> _GIVEN TASK_: Return the data exactly, with all pictures removed.

* begin DATASET EXCERPT *

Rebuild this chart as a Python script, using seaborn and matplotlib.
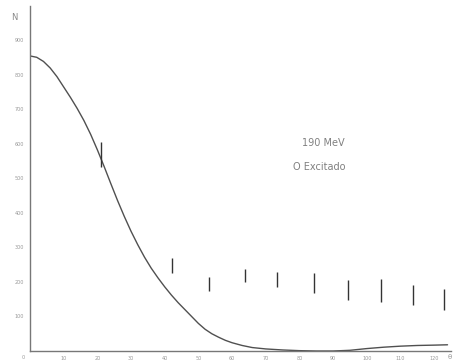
import matplotlib
matplotlib.use("Agg")
import matplotlib.pyplot as plt
import seaborn as sns
import pandas as pd

# Theoretical curve (angle in degrees, counts N)
curve_angle = [0, 2, 4, 6, 8, 10, 12, 14, 16, 18, 20, 22, 24, 26, 28, 30, 32, 34,
               36, 38, 40, 42, 44, 46, 48, 50, 52, 54, 56, 58, 60, 63, 66, 70,
               75, 80, 85, 90, 95, 100, 105, 110, 115, 120, 124]
curve_n = [855, 851, 839, 820, 795, 765, 735, 703, 668, 628, 583, 535, 485, 436,
           390, 347, 308, 272, 240, 212, 186, 162, 140, 120, 100, 80, 63, 50,
           40, 31, 24, 16, 10, 6, 3, 1, 0, 0, 2, 7, 11, 14, 16, 17, 18]

# Measured points with errors
data_angle = [21.1, 42.1, 53.1, 63.8, 73.3, 84.3, 94.4, 104.2, 113.6, 123.1]
data_n = [569, 248, 194, 219, 207, 197, 177, 175, 162, 150]
data_err = [36, 22, 20, 19, 21, 29, 29, 33, 29, 30]

x_ticks = [10, 20, 30, 40, 50, 60, 70, 80, 90, 100, 110, 120]
y_ticks = [100, 200, 300, 400, 500, 600, 700, 800, 900]

sns.set_theme(style="white")
plt.rcParams['font.family'] = ['DejaVu Sans']

fig = plt.figure(figsize=(4.56, 3.61), dpi=100)
ax = fig.add_axes([0.0658, 0.0277, 0.923, 0.956])

df = pd.DataFrame({"angle": curve_angle, "N": curve_n})
sns.lineplot(data=df, x="angle", y="N", ax=ax, color="#505050", linewidth=1.0)

ax.errorbar(data_angle, data_n, yerr=data_err, fmt="none", ecolor="#333333",
            elinewidth=1.0, capsize=0)

ax.set_xlim(0, 125)
ax.set_ylim(0, 1000)
ax.set_xticks(x_ticks)
ax.set_xticklabels([str(v) for v in x_ticks])
ax.set_yticks(y_ticks)
ax.set_yticklabels([str(v) for v in y_ticks])
ax.set_xlabel("")
ax.set_ylabel("")

for s in ["top", "right"]:
    ax.spines[s].set_visible(False)
for s in ["left", "bottom"]:
    ax.spines[s].set_color("#777777")
    ax.spines[s].set_linewidth(1.0)

ax.tick_params(axis="both", direction="inout", length=5, width=0.8,
               colors="#888888", labelsize=3.5, labelcolor="#999999", pad=1)
ax.tick_params(axis="y", pad=2)

# origin label and axis titles
ax.text(-2, -18, "0", fontsize=3.5, color="#999999", ha="center", va="center",
        clip_on=False)
fig.text(14 / 456, 1 - 17 / 361, "N", fontsize=6, color="#888888",
         ha="center", va="center")
fig.text(450 / 456, 1 - 357 / 361, "θ", fontsize=5, color="#999999",
         ha="center", va="center")

ax.text(87.2, 603, "190 MeV", fontsize=7, color="#808080", ha="center", va="center")
ax.text(86.0, 533, "O Excitado", fontsize=7, color="#808080", ha="center", va="center")

fig.savefig("out.png", dpi=100, facecolor="white")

* end DATASET EXCERPT *

> _CORRECT OUTPUT_:
Rebuild this chart as a Python script, using seaborn and matplotlib.
import matplotlib
matplotlib.use("Agg")
import matplotlib.pyplot as plt
import seaborn as sns
import pandas as pd

# Theoretical curve (angle in degrees, counts N)
curve_angle = [0, 2, 4, 6, 8, 10, 12, 14, 16, 18, 20, 22, 24, 26, 28, 30, 32, 34,
               36, 38, 40, 42, 44, 46, 48, 50, 52, 54, 56, 58, 60, 63, 66, 70,
               75, 80, 85, 90, 95, 100, 105, 110, 115, 120, 124]
curve_n = [855, 851, 839, 820, 795, 765, 735, 703, 668, 628, 583, 535, 485, 436,
           390, 347, 308, 272, 240, 212, 186, 162, 140, 120, 100, 80, 63, 50,
           40, 31, 24, 16, 10, 6, 3, 1, 0, 0, 2, 7, 11, 14, 16, 17, 18]

# Measured points with errors
data_angle = [21.1, 42.1, 53.1, 63.8, 73.3, 84.3, 94.4, 104.2, 113.6, 123.1]
data_n = [569, 248, 194, 219, 207, 197, 177, 175, 162, 150]
data_err = [36, 22, 20, 19, 21, 29, 29, 33, 29, 30]

x_ticks = [10, 20, 30, 40, 50, 60, 70, 80, 90, 100, 110, 120]
y_ticks = [100, 200, 300, 400, 500, 600, 700, 800, 900]

sns.set_theme(style="white")
plt.rcParams['font.family'] = ['DejaVu Sans']

fig = plt.figure(figsize=(4.56, 3.61), dpi=100)
ax = fig.add_axes([0.0658, 0.0277, 0.923, 0.956])

df = pd.DataFrame({"angle": curve_angle, "N": curve_n})
sns.lineplot(data=df, x="angle", y="N", ax=ax, color="#505050", linewidth=1.0)

ax.errorbar(data_angle, data_n, yerr=data_err, fmt="none", ecolor="#333333",
            elinewidth=1.0, capsize=0)

ax.set_xlim(0, 125)
ax.set_ylim(0, 1000)
ax.set_xticks(x_ticks)
ax.set_xticklabels([str(v) for v in x_ticks])
ax.set_yticks(y_ticks)
ax.set_yticklabels([str(v) for v in y_ticks])
ax.set_xlabel("")
ax.set_ylabel("")

for s in ["top", "right"]:
    ax.spines[s].set_visible(False)
for s in ["left", "bottom"]:
    ax.spines[s].set_color("#777777")
    ax.spines[s].set_linewidth(1.0)

ax.tick_params(axis="both", direction="inout", length=5, width=0.8,
               colors="#888888", labelsize=3.5, labelcolor="#999999", pad=1)
ax.tick_params(axis="y", pad=2)

# origin label and axis titles
ax.text(-2, -18, "0", fontsize=3.5, color="#999999", ha="center", va="center",
        clip_on=False)
fig.text(14 / 456, 1 - 17 / 361, "N", fontsize=6, color="#888888",
         ha="center", va="center")
fig.text(450 / 456, 1 - 357 / 361, "θ", fontsize=5, color="#999999",
         ha="center", va="center")

ax.text(87.2, 603, "190 MeV", fontsize=7, color="#808080", ha="center", va="center")
ax.text(86.0, 533, "O Excitado", fontsize=7, color="#808080", ha="center", va="center")

fig.savefig("out.png", dpi=100, facecolor="white")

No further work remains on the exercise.